On February 25, 2025, the White House announced that the WHCA would no longer determine which outlets have access to the president. Breaking with tradition, they would continue to exclude the AP while making Bloomberg News and Reuters share a single seat for wire services, and the resulting two openings would go to outlets of the White House's choosing. On April 15, the White House eliminated the slot normally reserved for independent wire services in the press pool, affecting Bloomberg and Reuters along with the AP.

== Legal proceedings ==
On February 21, 2025, the AP sued Budowich, along with Press Secretary Karoline Leavitt and Chief of Staff Susie Wiles. The complaint alleges that, by singling out the AP for its editorial decisions, White House officials are violating the Constitution's First Amendment, which guarantees the freedom of the press, and the Due Process Clause of the Fifth Amendment. The case was filed in the U.S. District Court for the District of Columbia and assigned to Judge Trevor N. McFadden. In a hearing on February 24, 2025, Judge McFadden denied the AP's motion for a temporary restraining order. A hearing for a preliminary injunction was initially set for March 20, 2025. However, due to factual disputes, the preliminary injunction hearing was moved from March 20 to March 27, 2025, at 9:30 AM, with each side allowed up to two live witnesses and one hour for direct examination.

The White House Correspondents' Association and Reporters Committee for Freedom of the Press have filed amicus curiae briefs in support of the AP.

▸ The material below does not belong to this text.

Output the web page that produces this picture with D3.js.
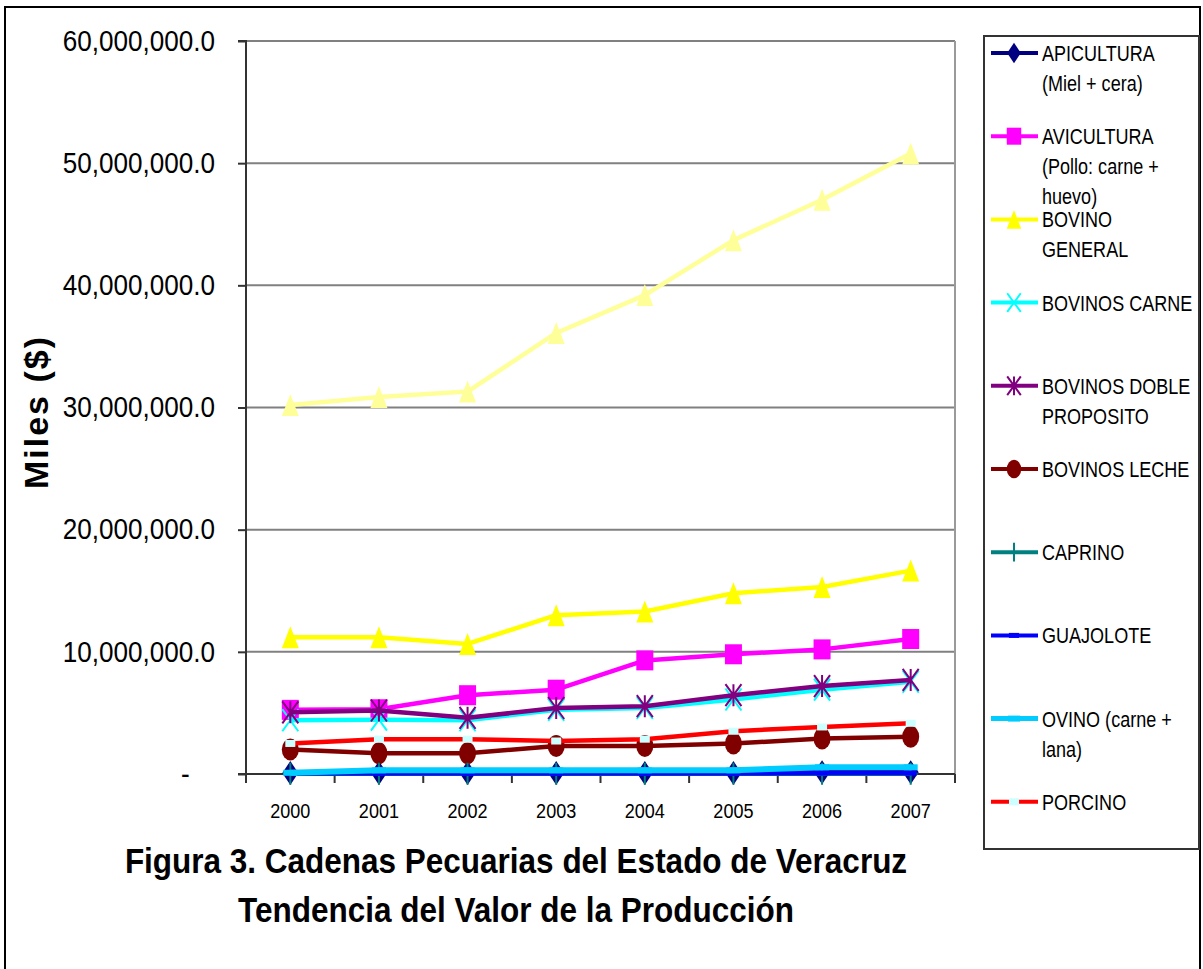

On March 3, 2025, the AP amended its complaint, nearly doubling the size of the document. The amended complaint leads with a quote from an unnamed White House advisor speaking to Axios on February 25: "The AP and the White House Correspondents Association wanted to fuck around. Now it's finding out time."

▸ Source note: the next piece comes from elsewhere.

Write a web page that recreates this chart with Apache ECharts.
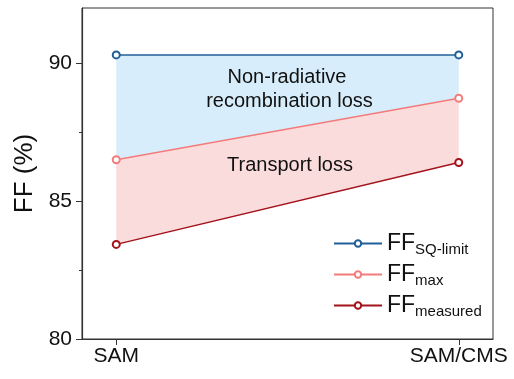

On April 8, 2025, Judge McFadden ruled that the White House must lift the access restrictions on the AP while the lawsuit moves forward, but stayed the ruling, allowing the government to file an emergency appeal to the United States Court of Appeals for the District of Columbia Circuit requesting an administrative stay.

On April 10, 2025, the defendants filed an emergency appeal to the U.S. Court of Appeals for the D.C. Circuit requesting a stay pending appeal on the preliminary injunction granted by Judge McFadden.

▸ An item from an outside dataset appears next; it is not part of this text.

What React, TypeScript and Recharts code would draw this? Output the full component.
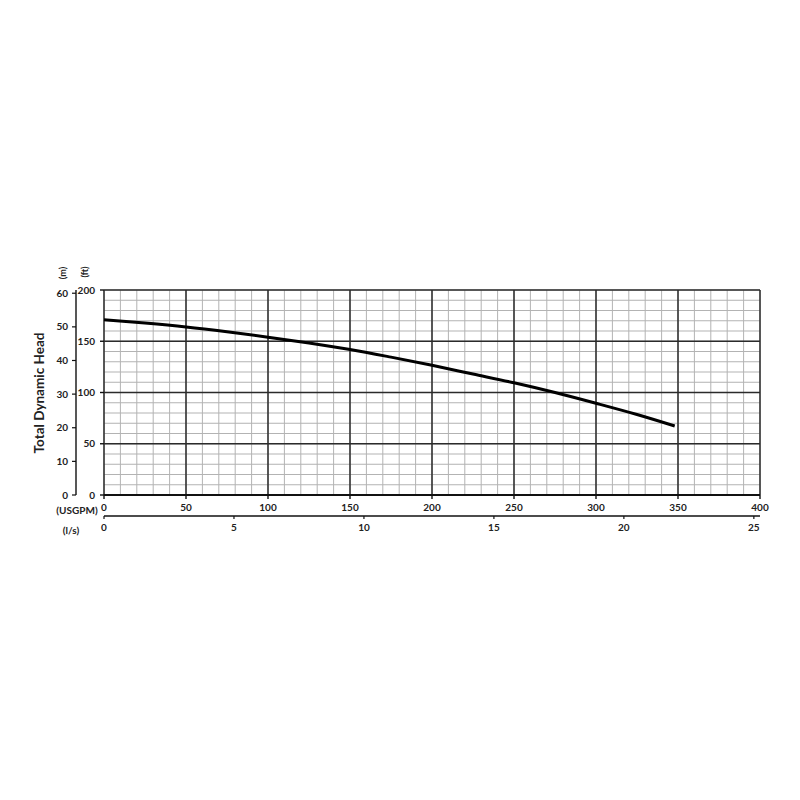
import { ComposedChart, Line, XAxis, YAxis, ReferenceLine } from 'recharts';

// pump curve (flow in USGPM, head in ft)
const flowGpm = [0, 25, 50, 75, 100, 125, 150, 175, 200, 225, 250, 275, 300, 325, 348];
const headFt = [171, 167.8, 164, 159.3, 154, 148.3, 142, 134.5, 126.5, 118, 109.5, 100, 89.5, 78.5, 67.3];

const gpmTicks = [0, 50, 100, 150, 200, 250, 300, 350, 400];
const gpmMinorTicks = [0, 10, 20, 30, 40, 50, 60, 70, 80, 90, 100, 110, 120, 130, 140, 150, 160, 170, 180, 190, 200, 210, 220, 230, 240, 250, 260, 270, 280, 290, 300, 310, 320, 330, 340, 350, 360, 370, 380, 390, 400];
const lpsTicks = [0, 5, 10, 15, 20, 25];
const ftTicks = [0, 50, 100, 150, 200];
const ftMinorTicks = [0, 10, 20, 30, 40, 50, 60, 70, 80, 90, 100, 110, 120, 130, 140, 150, 160, 170, 180, 190, 200];
const mTicks = [0, 10, 20, 30, 40, 50, 60];

const GPM_PER_LPS = 15.85;
const FT_PER_M = 3.2808;

const data = flowGpm.map((q, i) => ({ q, lps: q / GPM_PER_LPS, head: headFt[i] }));

const W = 784;
const H = 600;
const FONT = 'Lato, "Open Sans", sans-serif';
const tickStyle = { fontFamily: FONT, fontSize: 10, fontWeight: 700, fill: '#222' };

const MINOR = '#b3b3b3';
const MAJOR = '#2b2b2b';

export default function App() {
  return (
    <div style={{ position: 'relative', width: W, height: H }}>
      <ComposedChart
        width={W}
        height={H}
        data={data}
        margin={{ top: 282, right: 32, bottom: 62, left: 28 }}
      >
        <XAxis
          xAxisId="gpm"
          dataKey="q"
          type="number"
          domain={[0, 400]}
          ticks={gpmTicks}
          interval={0}
          height={21}
          tickSize={4}
          tickMargin={5}
          axisLine={{ stroke: '#111', strokeWidth: 2 }}
          tickLine={{ stroke: '#111', strokeWidth: 1.4 }}
          tick={tickStyle}
        />
        <XAxis
          xAxisId="lps"
          dataKey="lps"
          type="number"
          domain={[0, 400 / GPM_PER_LPS]}
          ticks={lpsTicks}
          interval={0}
          allowDataOverflow
          height={30}
          tickSize={3}
          tickMargin={5}
          axisLine={{ stroke: '#111', strokeWidth: 1.4 }}
          tickLine={{ stroke: '#111', strokeWidth: 1.2 }}
          tick={tickStyle}
        />

        <YAxis
          yAxisId="ft"
          type="number"
          domain={[0, 200]}
          ticks={ftTicks}
          interval={0}
          width={28}
          tickSize={4}
          tickMargin={5}
          axisLine={false}
          tickLine={{ stroke: '#111', strokeWidth: 1.4 }}
          tick={tickStyle}
        />
        <YAxis
          yAxisId="m"
          type="number"
          domain={[0, 200 / FT_PER_M]}
          ticks={mTicks}
          interval={0}
          allowDataOverflow
          width={40}
          tickSize={4}
          tickMargin={4}
          axisLine={{ stroke: '#111', strokeWidth: 1.4 }}
          tickLine={{ stroke: '#111', strokeWidth: 1.2 }}
          tick={tickStyle}
        />

        {/* minor grid, every 10 gpm / 10 ft */}
        {gpmMinorTicks.map((v) => (
          <ReferenceLine key={`mx${v}`} xAxisId="gpm" yAxisId="ft" x={v} stroke={MINOR} strokeWidth={1} />
        ))}
        {ftMinorTicks.map((v) => (
          <ReferenceLine key={`my${v}`} xAxisId="gpm" yAxisId="ft" y={v} stroke={MINOR} strokeWidth={1} />
        ))}
        {/* major grid, every 50 */}
        {gpmTicks.map((v) => (
          <ReferenceLine key={`Mx${v}`} xAxisId="gpm" yAxisId="ft" x={v} stroke={MAJOR} strokeWidth={1.5} />
        ))}
        {ftTicks.map((v) => (
          <ReferenceLine key={`My${v}`} xAxisId="gpm" yAxisId="ft" y={v} stroke={MAJOR} strokeWidth={1.5} />
        ))}

        <Line
          xAxisId="gpm"
          yAxisId="ft"
          dataKey="head"
          type="monotone"
          stroke="#000"
          strokeWidth={3}
          dot={false}
          activeDot={false}
          isAnimationActive={false}
        />
      </ComposedChart>

      {/* axis captions */}
      <svg
        width={W}
        height={H}
        style={{ position: 'absolute', left: 0, top: 0, pointerEvents: 'none' }}
      >
        <g fontFamily={FONT} fontWeight={700} fill="#222">
          <text x={31} y={385} fontSize={13.5} textAnchor="middle" dominantBaseline="central" transform="rotate(-90 31 385)">
            Total Dynamic Head
          </text>
          <text x={54} y={265} fontSize={9} textAnchor="middle" dominantBaseline="central" transform="rotate(-90 54 265)">
            (m)
          </text>
          <text x={76} y={264} fontSize={9} textAnchor="middle" dominantBaseline="central" transform="rotate(-90 76 264)">
            (ft)
          </text>
          <text x={69} y={502} fontSize={10} textAnchor="middle" dominantBaseline="central">
            (USGPM)
          </text>
          <text x={63} y={522} fontSize={10} textAnchor="middle" dominantBaseline="central">
            (l/s)
          </text>
        </g>
      </svg>
    </div>
  );
}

On June 6, 2025, a panel of the U.S. Court of Appeals for the Circuit of the District of Columbia, composed of judges Cornelia Pillard, Gregory G. Katsas, and Neomi Rao, granted in part a stay pending appeal, in a 2-1 decision. The majority found that the AP was not likely to succeed on the merits because it deemed that the Oval Office, Air Force One, Mar-a-Lago, Cabinet Room or other restricted spaces are areas where the First Amendment does not apply. It is one of the President's discretionary powers to grant access to these private spaces; therefore, Judge McFadden's preliminary injunction would curtail too much of such power as to amount to irreparable harm. However, the majority did not hold the same for the East Room, which does not share the same hallmarks as the other restricted spaces and for which irreparable harm could not be clearly identified. Judge Pillard dissented and would not have granted any stay pending appeal. Thus, the U.S. Court of Appeals upheld the preliminary injunction to restore AP access only to the extent concerning the East Room.

On July 22, 2025, the U.S. Court of Appeals denied unanimously the emergency petition filed by the AP on June 10, 2025, for en banc review of the three-judge panel's order granting in part the stay pending appeal.